- **Instruction**: Look through the data below and count each line where the word "matplotlib" appears. Reply with the count alone.

- **Source material**:
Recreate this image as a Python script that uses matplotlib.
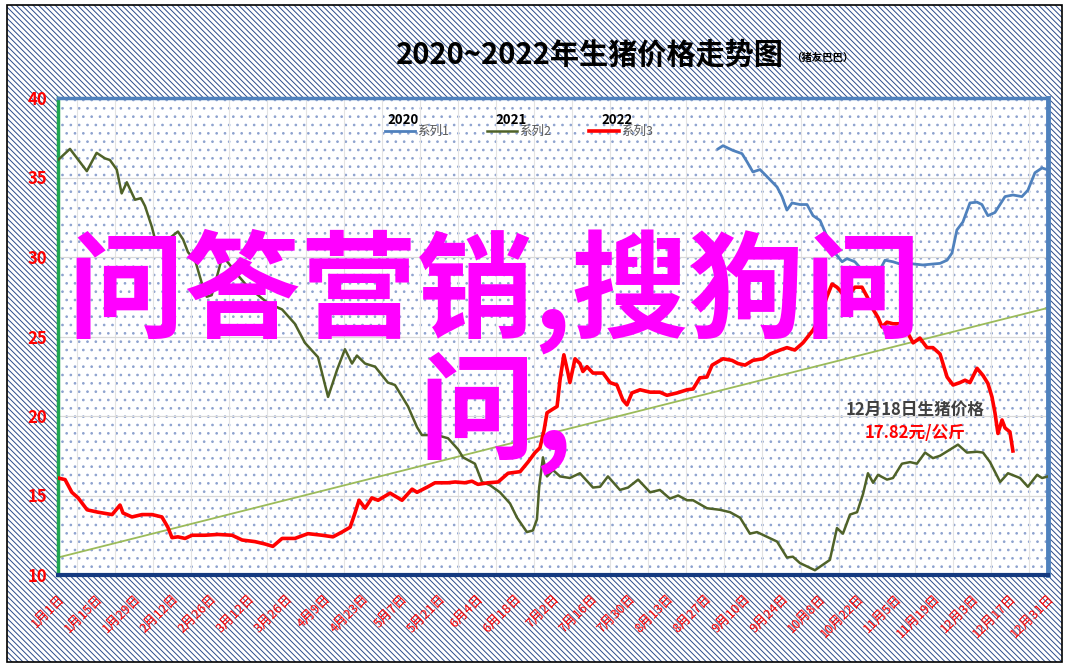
import numpy as np
import matplotlib.pyplot as plt
from matplotlib.patches import Rectangle

plt.rcParams['font.family'] = ['Noto Sans CJK SC', 'DejaVu Sans']
plt.rcParams['hatch.linewidth'] = 0.7

# x = days since 1月1日, y = 生猪价格 (元/公斤)
days_2020 = [242.7, 244.5, 248.2, 251.5, 253.3, 255.5, 258.1, 261.0, 264.4, 266.2, 268.0, 269.9,
             272.8, 275.4, 277.6, 280.2, 282.7, 285.7, 288.3, 290.1, 293.0, 295.6, 298.6, 302.2,
             304.1, 307.0, 310.7, 312.5, 318.0, 324.3, 326.9, 328.7, 330.5, 332.7, 335.3, 337.9,
             339.7, 341.9, 344.5, 348.2, 351.1, 354.4, 356.6, 359.2, 361.8, 363.6]
price_2020 = [36.8, 37.0, 36.7, 36.5, 36.0, 35.35, 35.5, 35.0, 34.4, 33.8, 32.95, 33.4,
              33.3, 33.3, 32.6, 32.3, 31.3, 30.25, 29.7, 29.9, 29.7, 29.2, 29.0, 29.2,
              29.8, 29.7, 29.5, 29.6, 29.5, 29.6, 29.8, 30.25, 31.7, 32.2, 33.4, 33.45,
              33.3, 32.6, 32.8, 33.8, 33.9, 33.8, 34.2, 35.3, 35.6, 35.5]

days_2021 = [0, 4.4, 10.6, 14.2, 17.3, 19.1, 21.6, 23.4, 25.3, 28.3, 30.5, 32.0, 34.5, 35.7,
             40.4, 44.1, 46.0, 47.8, 50.4, 52.8, 54.7, 56.5, 58.8, 60.2, 61.8, 66.9, 69.9, 77.2,
             82.4, 87.1, 90.8, 95.6, 99.3, 102.6, 105.5, 108.1, 109.9, 112.9, 116.6, 121.3,
             123.9, 128.7, 132.0, 133.8, 139.3, 143.4, 147.1, 148.9, 153.3, 155.9, 158.8,
             162.5, 166.2, 168.8, 172.4, 174.6, 176.1, 176.9, 178.3, 179.8, 182.0, 184.6,
             188.2, 191.9, 196.7, 199.3, 202.2, 206.6, 209.6, 213.3, 217.7, 221.3, 225.0,
             228.0, 231.3, 233.5, 238.6, 243.4, 247.1, 250.8, 254.4, 257.0, 260.7, 264.4,
             268.0, 270.2, 272.8, 278.3, 283.8, 286.4, 288.6, 291.2, 293.8, 296.0, 297.8,
             299.7, 301.5, 304.8, 307.0, 310.3, 313.3, 315.8, 318.8, 321.7, 324.3, 330.9,
             334.2, 337.9, 340.1, 342.7, 346.4, 349.3, 353.7, 356.6, 360.0, 361.8, 364.0]
price_2021 = [36.1, 36.8, 35.4, 36.55, 36.2, 36.1, 35.5, 34.0, 34.7, 33.6, 33.7, 33.2, 31.9, 31.1,
              31.1, 31.6, 31.1, 30.3, 29.8, 28.4, 27.5, 27.6, 29.0, 29.9, 29.8, 28.7, 28.1, 27.1,
              26.7, 25.8, 24.6, 23.7, 21.2, 22.9, 24.2, 23.3, 23.8, 23.3, 23.1, 22.1,
              21.95, 20.6, 19.3, 18.8, 18.8, 18.6, 17.9, 17.4, 17.0, 15.85, 15.65,
              15.2, 14.5, 13.6, 12.7, 12.8, 13.5, 15.5, 17.4, 16.2, 16.6, 16.2,
              16.1, 16.4, 15.5, 15.55, 16.2, 15.35, 15.5, 16.0, 15.2, 15.35, 14.8,
              15.0, 14.7, 14.7, 14.2, 14.1, 13.95, 13.6, 12.6, 12.7, 12.4, 12.1,
              11.1, 11.15, 10.75, 10.3, 10.95, 12.95, 12.6, 13.8, 13.95, 15.1, 16.4,
              15.8, 16.3, 16.0, 16.1, 17.0, 17.1, 17.0, 17.7, 17.35, 17.5, 18.2,
              17.7, 17.75, 17.7, 17.1, 15.85, 16.4, 16.1, 15.55, 16.3, 16.1, 16.2]

days_2022 = [0, 2.6, 5.1, 7.4, 10.7, 14.7, 19.9, 22.8, 23.9, 27.2, 30.9, 34.6, 38.2, 40.4,
             41.9, 44.1, 46.7, 49.3, 54.0, 58.8, 64.0, 67.7, 72.4, 76.1, 79.0, 82.4, 87.1,
             91.9, 97.1, 101.1, 104.4, 107.4, 109.2, 110.7, 112.9, 115.4, 117.7, 122.1,
             126.5, 130.2, 132.0, 136.0, 138.6, 143.4, 146.0, 149.6, 152.2, 154.4, 158.1,
             161.8, 165.5, 169.9, 172.8, 175.4, 177.2, 178.7, 179.8, 181.6, 183.5, 184.6,
             186.0, 187.5, 188.2, 190.1, 191.9, 193.0, 194.5, 196.7, 200.4, 203.0, 205.5,
             207.7, 209.2, 211.0, 214.0, 217.7, 221.3, 223.9, 227.6, 231.3, 233.5, 236.0,
             238.6, 240.5, 244.5, 247.8, 250.0, 252.6, 255.5, 259.2, 261.8, 265.5, 268.0,
             270.9, 273.9, 277.6, 280.2, 282.7, 284.6, 286.4, 287.5, 290.1, 291.2, 293.0,
             295.6, 297.5, 299.7, 301.5, 303.0, 304.8, 307.0, 310.7, 312.5, 314.4, 316.9,
             319.5, 321.7, 324.3, 326.9, 329.1, 331.6, 333.5, 335.3, 337.9, 340.1, 341.9,
             343.4, 344.5, 345.6, 347.1, 348.2, 350.0, 351.1]
price_2022 = [16.1, 16.0, 15.2, 14.85, 14.1, 13.95, 13.8, 14.4, 13.9, 13.65, 13.8, 13.8, 13.65, 13.0,
              12.35, 12.4, 12.3, 12.5, 12.5, 12.55, 12.5, 12.2, 12.1, 11.95, 11.8, 12.3, 12.3,
              12.6, 12.5, 12.4, 12.7, 13.0, 13.9, 14.7, 14.2, 14.85, 14.7, 15.15,
              14.7, 15.4, 15.2, 15.55, 15.8, 15.8, 15.85, 15.8, 15.9, 15.7, 15.8,
              15.85, 16.4, 16.5, 17.1, 17.7, 18.0, 19.1, 20.2, 20.4, 20.6, 22.3,
              23.85, 22.7, 22.1, 23.6, 23.3, 22.8, 23.1, 22.7, 22.7, 22.1, 21.95,
              21.0, 20.7, 21.45, 21.65, 21.5, 21.5, 21.3, 21.45, 21.65, 21.7, 22.4,
              22.45, 23.2, 23.6, 23.5, 23.3, 23.2, 23.5, 23.6, 23.9, 24.15, 24.3,
              24.15, 24.6, 25.4, 26.2, 27.5, 28.3, 28.1, 27.9, 27.3, 27.7, 28.1,
              28.1, 27.5, 26.7, 26.2, 25.6, 25.9, 25.8, 25.8, 25.2, 24.6, 24.9,
              24.3, 24.3, 23.9, 22.45, 21.95, 22.1, 22.25, 22.1, 23.0, 22.55, 22.05,
              21.2, 20.2, 18.9, 19.75, 19.25, 19.0, 17.8]

# linear trend line end points
trend_days = [0, 364]
trend_vals = [11.1, 26.8]

tick_days = list(range(0, 365, 14))
tick_labels = ['1月1日', '1月15日', '1月29日', '2月12日', '2月26日', '3月12日', '3月26日',
               '4月9日', '4月23日', '5月7日', '5月21日', '6月4日', '6月18日', '7月2日',
               '7月16日', '7月30日', '8月13日', '8月27日', '9月10日', '9月24日', '10月8日',
               '10月22日', '11月5日', '11月19日', '12月3日', '12月17日', '12月31日']
y_ticks = [10, 15, 20, 25, 30, 35, 40]

series_names = ['系列1', '系列2', '系列3']
years = ['2020', '2021', '2022']
colors = ['#4f81bd', '#4f6228', '#ff0000']

fig = plt.figure(figsize=(10.68, 6.69), dpi=100)
fig.patch.set_facecolor('white')

# hatched chart area background + border
bg = Rectangle((7 / 1068, 7 / 669), 1055 / 1068, 657 / 669, transform=fig.transFigure,
               facecolor='white', edgecolor='#2c4c8c', hatch='\\\\\\\\\\\\', lw=0, zorder=-5)
fig.add_artist(bg)
border = Rectangle((7 / 1068, 7 / 669), 1055 / 1068, 657 / 669, transform=fig.transFigure,
                   facecolor='none', edgecolor='black', lw=1.2, zorder=-4)
fig.add_artist(border)

ax = fig.add_axes([58 / 1068, 94 / 669, 990 / 1068, 477 / 669])
ax.set_facecolor('white')
ax.add_patch(Rectangle((0, 0), 1, 1, transform=ax.transAxes, facecolor='none',
                       edgecolor='#8da2cf', hatch='..', lw=0, zorder=0))

ax.plot(trend_days, trend_vals, color='#9bbb59', lw=1.3, zorder=2)
l1, = ax.plot(days_2020, price_2020, color=colors[0], lw=2.0, zorder=3)
l2, = ax.plot(days_2021, price_2021, color=colors[1], lw=1.8, zorder=3)
l3, = ax.plot(days_2022, price_2022, color=colors[2], lw=2.6, zorder=3)

ax.set_xlim(0, 364)
ax.set_ylim(10, 40)
ax.set_yticks(y_ticks)
ax.set_yticklabels([str(v) for v in y_ticks], color='red', fontsize=12, fontweight='bold')
ax.set_xticks(tick_days)
ax.set_xticklabels(tick_labels, rotation=45, ha='right', va='top', rotation_mode='anchor',
                   color='red', fontsize=9.5, fontweight='medium')
ax.tick_params(axis='both', length=0)
ax.tick_params(axis='y', pad=8)
ax.tick_params(axis='x', pad=12)

ax.set_xticks(list(range(0, 365, 7)), minor=True)
ax.tick_params(axis='x', which='minor', length=0)
ax.grid(axis='y', color='#d9d9d9', lw=0.9)
ax.grid(axis='x', which='minor', color='#e3e3e3', lw=0.8)
ax.set_axisbelow(True)

ax.spines['left'].set_color('#1fa64f')
ax.spines['left'].set_linewidth(2.5)
ax.spines['top'].set_color('#4f81bd')
ax.spines['top'].set_linewidth(2.5)
ax.spines['right'].set_color('#4f81bd')
ax.spines['right'].set_linewidth(3.5)
ax.spines['bottom'].set_color('#143a80')
ax.spines['bottom'].set_linewidth(3)

leg = ax.legend([l1, l2, l3], series_names, loc='upper left', bbox_to_anchor=(0.330, 0.943),
                ncol=3, frameon=False, fontsize=9, handlelength=2.4, handletextpad=0.2,
                columnspacing=3.0, borderpad=0, borderaxespad=0)
for t in leg.get_texts():
    t.set_color('#595959')
for yr, xf in zip(years, [0.349, 0.458, 0.565]):
    ax.text(xf, 0.953, yr, transform=ax.transAxes, ha='center', va='center',
            fontsize=9.5, fontweight='bold', color='black', zorder=6)

# annotation of the last 2022 price
ax.text(315, 20.4, '12月18日生猪价格', ha='center', va='center', fontsize=12,
        fontweight='bold', color='#404040', zorder=6)
ax.text(315, 18.95, '17.82元/公斤', ha='center', va='center', fontsize=12,
        fontweight='bold', color='red', zorder=6)

# title
fig.text(590 / 1068, 1 - 55 / 669, '2020~2022年生猪价格走势图', ha='center', va='center',
         fontsize=21, fontweight='bold', color='black')
fig.text(791 / 1068, 1 - 58 / 669, '（猪友巴巴）', ha='left', va='center',
         fontsize=7.5, fontweight='bold', color='black')

# watermark overlay
fig.text(495 / 1068, 1 - 291 / 669, '问答营销,搜狗问', ha='center', va='center',
         fontsize=84, fontweight='bold', color='#ff00ff', zorder=10)
fig.text(496 / 1068, 1 - 413 / 669, '问,', ha='center', va='center',
         fontsize=84, fontweight='bold', color='#ff00ff', zorder=10)

fig.savefig('out.png', dpi=100)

- **Solution to the exercise**: 3